**Aim of the exercise:**
In the data that follows, count each line holding the string "this"; answer with the number only.

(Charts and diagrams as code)
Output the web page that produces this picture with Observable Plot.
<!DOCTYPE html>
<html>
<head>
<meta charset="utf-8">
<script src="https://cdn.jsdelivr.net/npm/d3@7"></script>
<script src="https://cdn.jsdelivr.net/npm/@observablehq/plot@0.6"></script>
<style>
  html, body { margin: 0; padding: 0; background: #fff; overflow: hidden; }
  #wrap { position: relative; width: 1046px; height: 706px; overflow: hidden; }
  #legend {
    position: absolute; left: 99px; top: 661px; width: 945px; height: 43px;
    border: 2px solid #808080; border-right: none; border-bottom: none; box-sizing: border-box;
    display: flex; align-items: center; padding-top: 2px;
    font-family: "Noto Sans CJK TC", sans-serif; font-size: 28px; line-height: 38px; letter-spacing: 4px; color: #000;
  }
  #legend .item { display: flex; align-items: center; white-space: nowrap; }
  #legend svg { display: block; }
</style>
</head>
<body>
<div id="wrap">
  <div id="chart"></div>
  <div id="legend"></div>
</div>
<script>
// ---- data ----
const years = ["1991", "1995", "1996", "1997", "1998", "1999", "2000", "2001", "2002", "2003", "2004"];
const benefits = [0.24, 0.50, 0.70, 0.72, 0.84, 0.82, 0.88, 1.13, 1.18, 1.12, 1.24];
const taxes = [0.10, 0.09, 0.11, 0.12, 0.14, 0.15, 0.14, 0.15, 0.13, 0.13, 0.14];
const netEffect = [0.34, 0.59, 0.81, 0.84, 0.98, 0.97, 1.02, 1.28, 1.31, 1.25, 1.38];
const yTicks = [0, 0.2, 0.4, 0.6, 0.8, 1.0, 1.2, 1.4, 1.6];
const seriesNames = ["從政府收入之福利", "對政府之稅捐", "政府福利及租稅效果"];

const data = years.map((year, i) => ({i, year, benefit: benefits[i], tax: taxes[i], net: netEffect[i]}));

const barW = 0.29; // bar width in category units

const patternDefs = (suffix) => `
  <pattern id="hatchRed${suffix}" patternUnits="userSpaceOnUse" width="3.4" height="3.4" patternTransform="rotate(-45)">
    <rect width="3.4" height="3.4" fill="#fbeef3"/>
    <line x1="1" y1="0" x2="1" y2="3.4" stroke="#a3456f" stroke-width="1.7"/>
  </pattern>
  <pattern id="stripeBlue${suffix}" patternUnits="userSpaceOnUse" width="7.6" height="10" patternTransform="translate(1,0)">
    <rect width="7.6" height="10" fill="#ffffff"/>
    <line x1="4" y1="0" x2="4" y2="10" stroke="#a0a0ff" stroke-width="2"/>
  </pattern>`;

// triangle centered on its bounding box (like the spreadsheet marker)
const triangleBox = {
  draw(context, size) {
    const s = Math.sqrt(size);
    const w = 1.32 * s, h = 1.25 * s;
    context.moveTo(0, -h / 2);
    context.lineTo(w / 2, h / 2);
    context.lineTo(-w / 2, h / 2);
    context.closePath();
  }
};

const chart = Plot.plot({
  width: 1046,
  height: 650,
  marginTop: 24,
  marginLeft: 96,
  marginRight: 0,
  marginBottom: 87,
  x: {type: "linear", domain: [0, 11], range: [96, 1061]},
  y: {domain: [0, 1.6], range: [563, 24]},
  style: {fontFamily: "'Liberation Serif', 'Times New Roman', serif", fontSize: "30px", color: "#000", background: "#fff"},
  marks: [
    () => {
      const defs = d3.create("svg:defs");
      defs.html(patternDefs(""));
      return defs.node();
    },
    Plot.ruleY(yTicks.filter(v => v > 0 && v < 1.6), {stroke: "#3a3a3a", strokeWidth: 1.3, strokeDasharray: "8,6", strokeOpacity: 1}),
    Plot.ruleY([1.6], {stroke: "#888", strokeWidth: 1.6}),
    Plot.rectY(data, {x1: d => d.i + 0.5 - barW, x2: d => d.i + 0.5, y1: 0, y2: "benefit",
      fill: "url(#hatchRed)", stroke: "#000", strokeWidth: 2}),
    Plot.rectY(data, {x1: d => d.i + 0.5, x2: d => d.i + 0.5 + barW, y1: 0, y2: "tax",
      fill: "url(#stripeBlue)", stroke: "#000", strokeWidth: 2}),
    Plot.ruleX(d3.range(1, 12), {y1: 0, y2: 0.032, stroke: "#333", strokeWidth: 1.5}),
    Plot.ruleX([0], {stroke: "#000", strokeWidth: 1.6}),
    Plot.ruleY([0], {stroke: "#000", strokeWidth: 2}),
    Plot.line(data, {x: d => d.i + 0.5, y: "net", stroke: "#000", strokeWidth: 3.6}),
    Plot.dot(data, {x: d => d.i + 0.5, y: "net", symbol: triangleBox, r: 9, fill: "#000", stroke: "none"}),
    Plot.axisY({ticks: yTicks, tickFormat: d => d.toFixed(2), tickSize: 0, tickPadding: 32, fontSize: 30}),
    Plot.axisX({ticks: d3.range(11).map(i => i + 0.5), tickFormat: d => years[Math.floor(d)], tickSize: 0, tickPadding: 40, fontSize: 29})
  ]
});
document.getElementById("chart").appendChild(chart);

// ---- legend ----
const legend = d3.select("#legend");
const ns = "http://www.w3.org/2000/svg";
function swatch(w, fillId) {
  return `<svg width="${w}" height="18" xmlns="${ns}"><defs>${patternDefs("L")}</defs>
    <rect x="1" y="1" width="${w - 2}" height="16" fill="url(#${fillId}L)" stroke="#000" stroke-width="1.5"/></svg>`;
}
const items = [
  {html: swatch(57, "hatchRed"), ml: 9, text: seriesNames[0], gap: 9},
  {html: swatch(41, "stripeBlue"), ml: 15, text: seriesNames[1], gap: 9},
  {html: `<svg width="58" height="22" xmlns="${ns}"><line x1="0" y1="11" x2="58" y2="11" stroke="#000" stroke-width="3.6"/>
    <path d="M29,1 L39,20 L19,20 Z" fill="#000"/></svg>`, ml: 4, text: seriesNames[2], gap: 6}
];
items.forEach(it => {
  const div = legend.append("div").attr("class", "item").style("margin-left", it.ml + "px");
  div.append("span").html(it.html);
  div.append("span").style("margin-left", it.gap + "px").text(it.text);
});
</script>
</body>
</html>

* * *

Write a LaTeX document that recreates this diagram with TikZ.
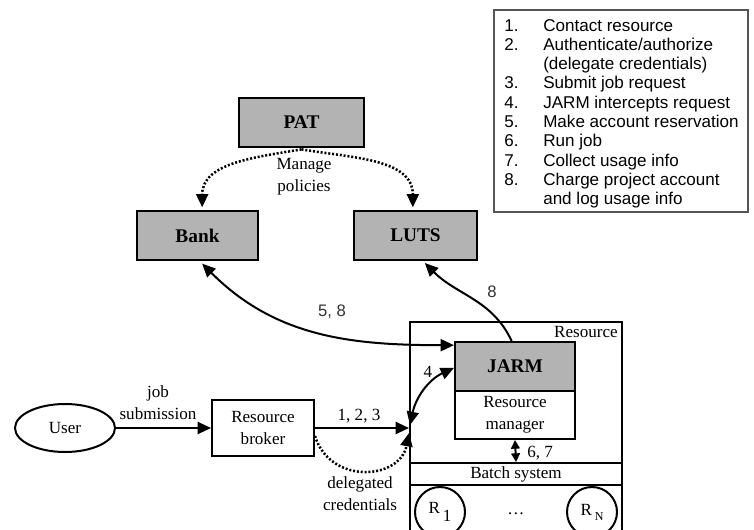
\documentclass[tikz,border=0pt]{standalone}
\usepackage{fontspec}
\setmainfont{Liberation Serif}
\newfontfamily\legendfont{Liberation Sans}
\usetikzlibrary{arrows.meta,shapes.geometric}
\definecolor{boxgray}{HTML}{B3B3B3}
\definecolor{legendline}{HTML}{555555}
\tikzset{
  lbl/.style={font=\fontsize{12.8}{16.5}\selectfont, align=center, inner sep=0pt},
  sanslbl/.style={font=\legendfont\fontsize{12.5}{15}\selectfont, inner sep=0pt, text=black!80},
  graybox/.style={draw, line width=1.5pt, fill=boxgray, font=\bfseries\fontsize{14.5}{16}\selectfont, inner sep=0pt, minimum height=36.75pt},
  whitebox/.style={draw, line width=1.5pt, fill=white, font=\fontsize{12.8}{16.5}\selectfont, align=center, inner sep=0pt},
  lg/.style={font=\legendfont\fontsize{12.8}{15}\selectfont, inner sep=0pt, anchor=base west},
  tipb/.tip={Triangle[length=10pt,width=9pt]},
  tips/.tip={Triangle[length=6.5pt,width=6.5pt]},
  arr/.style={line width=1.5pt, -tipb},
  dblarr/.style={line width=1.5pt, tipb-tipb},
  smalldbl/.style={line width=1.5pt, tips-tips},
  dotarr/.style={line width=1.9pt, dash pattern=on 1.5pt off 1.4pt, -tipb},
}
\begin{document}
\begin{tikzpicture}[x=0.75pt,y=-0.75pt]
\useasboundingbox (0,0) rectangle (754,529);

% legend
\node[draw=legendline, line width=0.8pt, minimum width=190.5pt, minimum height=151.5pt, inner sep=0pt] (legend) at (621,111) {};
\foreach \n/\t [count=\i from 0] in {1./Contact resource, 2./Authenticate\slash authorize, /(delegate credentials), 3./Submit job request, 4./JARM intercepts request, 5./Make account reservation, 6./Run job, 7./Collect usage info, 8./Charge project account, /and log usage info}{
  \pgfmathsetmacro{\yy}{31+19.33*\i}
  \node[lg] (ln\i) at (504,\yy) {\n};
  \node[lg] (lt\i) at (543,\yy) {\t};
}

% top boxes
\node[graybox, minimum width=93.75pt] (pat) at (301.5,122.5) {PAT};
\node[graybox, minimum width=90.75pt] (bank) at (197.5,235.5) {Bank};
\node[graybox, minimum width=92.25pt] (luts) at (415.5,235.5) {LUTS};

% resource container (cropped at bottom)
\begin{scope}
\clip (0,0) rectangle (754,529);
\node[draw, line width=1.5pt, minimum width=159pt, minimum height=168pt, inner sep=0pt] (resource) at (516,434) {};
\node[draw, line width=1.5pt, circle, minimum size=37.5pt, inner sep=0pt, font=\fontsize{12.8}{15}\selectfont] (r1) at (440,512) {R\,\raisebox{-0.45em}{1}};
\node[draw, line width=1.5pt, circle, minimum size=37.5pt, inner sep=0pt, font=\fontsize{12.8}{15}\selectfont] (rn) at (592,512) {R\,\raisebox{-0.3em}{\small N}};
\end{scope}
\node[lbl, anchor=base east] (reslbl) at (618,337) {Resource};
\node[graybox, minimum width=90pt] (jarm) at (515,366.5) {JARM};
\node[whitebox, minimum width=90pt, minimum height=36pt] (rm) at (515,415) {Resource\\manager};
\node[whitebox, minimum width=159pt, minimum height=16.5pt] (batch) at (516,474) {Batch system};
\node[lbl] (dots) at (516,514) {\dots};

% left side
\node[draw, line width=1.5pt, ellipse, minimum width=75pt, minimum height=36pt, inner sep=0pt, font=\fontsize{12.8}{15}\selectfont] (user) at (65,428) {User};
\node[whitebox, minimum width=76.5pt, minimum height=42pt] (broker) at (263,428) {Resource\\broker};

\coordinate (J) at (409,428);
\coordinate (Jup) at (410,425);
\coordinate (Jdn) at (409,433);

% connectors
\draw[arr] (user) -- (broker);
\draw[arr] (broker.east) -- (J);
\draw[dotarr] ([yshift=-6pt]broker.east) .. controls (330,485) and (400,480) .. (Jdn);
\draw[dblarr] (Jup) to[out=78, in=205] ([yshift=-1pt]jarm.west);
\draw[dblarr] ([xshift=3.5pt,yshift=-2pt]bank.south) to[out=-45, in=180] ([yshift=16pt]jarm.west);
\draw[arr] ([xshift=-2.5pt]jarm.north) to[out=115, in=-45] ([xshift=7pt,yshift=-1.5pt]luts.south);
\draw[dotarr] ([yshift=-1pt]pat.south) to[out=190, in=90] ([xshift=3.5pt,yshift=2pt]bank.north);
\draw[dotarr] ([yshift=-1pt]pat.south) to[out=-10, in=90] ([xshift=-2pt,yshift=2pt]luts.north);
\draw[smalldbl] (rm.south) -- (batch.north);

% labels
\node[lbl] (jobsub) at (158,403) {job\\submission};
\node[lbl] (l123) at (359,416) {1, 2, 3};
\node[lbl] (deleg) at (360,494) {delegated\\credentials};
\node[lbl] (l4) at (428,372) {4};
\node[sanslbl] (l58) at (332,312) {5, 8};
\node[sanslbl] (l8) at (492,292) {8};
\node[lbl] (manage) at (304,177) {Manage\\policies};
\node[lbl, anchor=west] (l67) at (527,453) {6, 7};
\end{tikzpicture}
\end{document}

**Correct result:**
2